What cars will we drive in the clean, green future? How can we minimize fuel consumption and reduce emissions while keeping the performance, safety and design that we all want when we drive?

These are just a few of the questions UVic students, faculty and staff are addressing as they compete in an elite North American-wide green vehicle technology competition—EcoCAR: The NeXt Challenge.

Pitting engineering students from 17 North American universities against one another, the three-year competition fosters innovative approaches to designing and building vehicles using leading-edge automotive and electronic technologies.

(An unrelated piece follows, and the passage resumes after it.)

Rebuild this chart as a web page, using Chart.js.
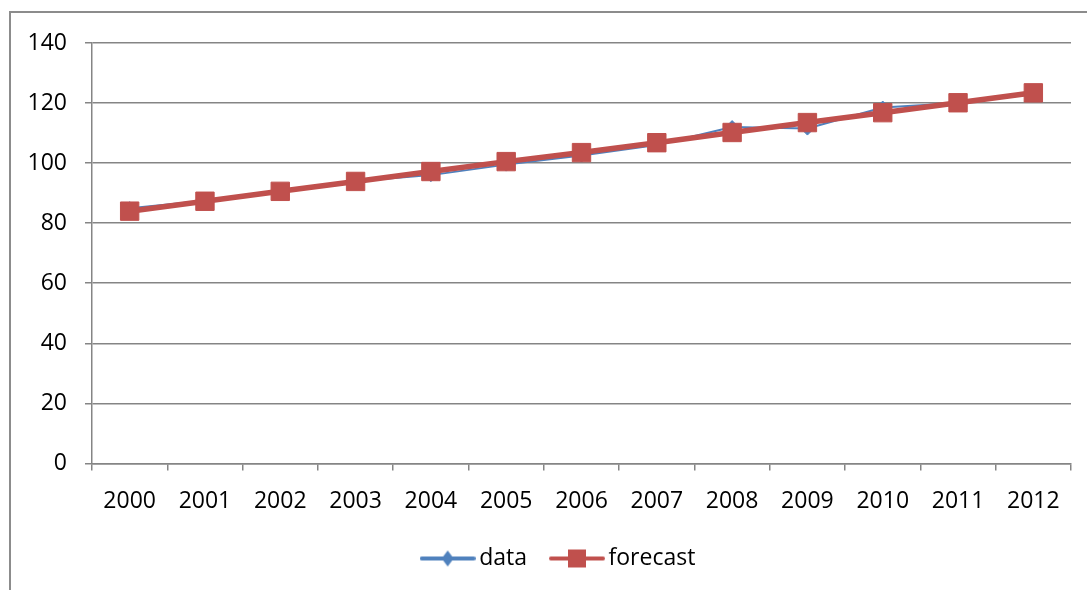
<!DOCTYPE html>
<html>
<head>
<meta charset="utf-8">
<script src="https://cdn.jsdelivr.net/npm/chart.js@4"></script>
<style>
  body { margin: 0; background: #fff; }
  #frame {
    position: absolute; left: 9px; top: 11px; width: 1100px; height: 600px;
    border-left: 2px solid #8c8c8c; border-top: 2px solid #8c8c8c;
  }
  #wrap { position: absolute; left: 0; top: 0; width: 1087px; height: 590px; }
</style>
</head>
<body>
<div id="frame"></div>
<div id="wrap"><canvas id="line-chart"></canvas></div>
<script>
var years = ['2000', '2001', '2002', '2003', '2004', '2005', '2006', '2007', '2008', '2009', '2010', '2011', '2012'];
var dataValues = [85, 87.5, 91, 94, 96, 99.5, 102.5, 106, 112, 111.5, 118.5, 120, 123];
var forecastValues = [84, 87.3, 90.6, 93.9, 97.2, 100.5, 103.5, 106.8, 110.2, 113.5, 116.8, 120.1, 123.4];
var yTicks = [0, 20, 40, 60, 80, 100, 120, 140];

var BLUE = '#4f81bd';
var RED = '#c0504d';
var FONT = "'Open Sans', 'Liberation Sans', sans-serif";

// little line + marker pictures for the legend
function legendIcon(color, lineW, marker) {
  var c = document.createElement('canvas');
  c.width = 56;
  c.height = 20;
  var g = c.getContext('2d');
  g.strokeStyle = color;
  g.lineWidth = lineW;
  g.lineCap = 'round';
  g.beginPath();
  g.moveTo(2, 10);
  g.lineTo(54, 10);
  g.stroke();
  g.fillStyle = color;
  g.beginPath();
  if (marker === 'diamond') {
    g.moveTo(28, 2); g.lineTo(34, 10); g.lineTo(28, 18); g.lineTo(22, 10);
  } else {
    g.rect(19, 1, 18, 18);
  }
  g.closePath();
  g.fill();
  return c;
}
var icons = [legendIcon(BLUE, 4, 'diamond'), legendIcon(RED, 4, 'square')];

// nudge the legend to where the original sits
var legendShift = {
  id: 'legendShift',
  afterLayout: function (chart) {
    var l = chart.legend;
    l.left += 26; l.right += 26;
    l.top -= 15; l.bottom -= 15;
  }
};

var config = {
  type: 'line',
  data: {
    labels: years,
    datasets: [
      {
        label: 'data',
        data: dataValues,
        order: 1,
        borderColor: BLUE,
        backgroundColor: BLUE,
        borderWidth: 2,
        pointStyle: 'rectRot',
        pointRadius: 6.5,
        pointBorderWidth: 1,
        tension: 0
      },
      {
        label: 'forecast',
        data: forecastValues,
        order: 0,
        borderColor: RED,
        backgroundColor: RED,
        borderWidth: 5.5,
        pointStyle: 'rect',
        pointRadius: 13,
        pointBorderWidth: 1,
        tension: 0
      }
    ]
  },
  plugins: [legendShift],
  options: {
    responsive: true,
    maintainAspectRatio: false,
    animation: false,
    layout: { padding: { left: 0, right: 16, top: 43, bottom: -5 } },
    scales: {
      x: {
        offset: true,
        grid: { offset: true, drawOnChartArea: false, tickLength: 7, color: '#858585', lineWidth: 1.5 },
        border: { color: '#858585', width: 1.5 },
        ticks: { color: '#000', font: { family: FONT, size: 23 }, padding: 17 }
      },
      y: {
        min: 0,
        max: 140,
        afterBuildTicks: function (scale) {
          scale.ticks = yTicks.map(function (v) { return { value: v }; });
        },
        afterFit: function (scale) { scale.width = 92; },
        grid: { tickLength: 7, color: '#858585', lineWidth: 1.5 },
        border: { color: '#858585', width: 1.5 },
        ticks: { color: '#000', font: { family: FONT, size: 23 }, padding: 18 }
      }
    },
    plugins: {
      tooltip: { enabled: false },
      legend: {
        position: 'bottom',
        onClick: e => e.stopPropagation(),
        labels: {
          usePointStyle: true,
          pointStyleWidth: 40,
          padding: 30,
          color: '#000',
          font: { family: FONT, size: 23 },
          sort: function (a, b) { return a.datasetIndex - b.datasetIndex; },
          generateLabels: function (chart) {
            var items = Chart.defaults.plugins.legend.labels.generateLabels(chart);
            items.forEach(function (it) { it.pointStyle = icons[it.datasetIndex]; });
            return items;
          }
        }
      }
    }
  }
};

var ctx = document.getElementById('line-chart').getContext('2d');
var myChart = new Chart(ctx, config);
</script>
</body>
</html>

At the end of the first year of competition, UVic’s EcoCAR team placed second overall, with top-place honours in technical reports, computer modeling, electrical systems and media relations.

“Student response has been tremendous,” says Dr. Zuomin Dong, EcoCAR advisor and chair of mechanical engineering. “Last year’s team included more than 40 undergraduate and graduate students in engineering and computer science. They’re all getting real-world, hands-on experience that will enable them to make valuable contributions in tomorrow’s automotive industry.”

During EcoCAR’s first phase, the UVic team used an advanced computer modeling system to develop a new, highly efficient, hybrid power train. “We’ve designed it, modeled it and tested the model; now all we have to do is make it real,” says team leader and engineering graduate student Jeremy Wise.

To do that, the team will modify and manufacture all the required components and re-engineer the power train of a 2009 Saturn Vue donated by General Motors.

“We’re transforming an off-the-assembly-line Saturn into an energy-efficient, low-emission, four-wheel-drive, extended-range hybrid vehicle that can travel up to 60 km on electric power alone,” says Wise.

“We have to make sure each component in the drive train works perfectly,” says Dong. “The competition also requires us to maintain the car’s consumer appeal—including good acceleration and handling, comfortable seating, adequate leg room and ample cargo and towing capacity. It has to be a car that people would want to drive.”

Just before Christmas, the team took delivery of five advanced lithium battery modules donated by A123 Systems. The team designed and fabricated a large battery pack with new cooling, packing and control systems to be integrated into the vehicle.

UVic’s participation in the EcoCAR Challenge builds on 10 years of successful fuel cell and hybrid vehicle research. This includes developing advanced modeling tools to understand multiple-mode power trains, creating an electric and fuel cell testing platform to speed the transfer of technology from the lab to industry, and establishing a unique green vehicle research and training facility that will draw researchers from across the continent.

“With Canada’s abundantly available clean hydro power, it makes sense for us to explore the possibilities of plug-in hybrid electric vehicles and extended-range electric vehicles,” says Dong, “UVic is building the facilities we need to provide global leadership in this growing field. Our EcoCAR team is showing the world just how far we can go—and how little carbon it will take to get us there.”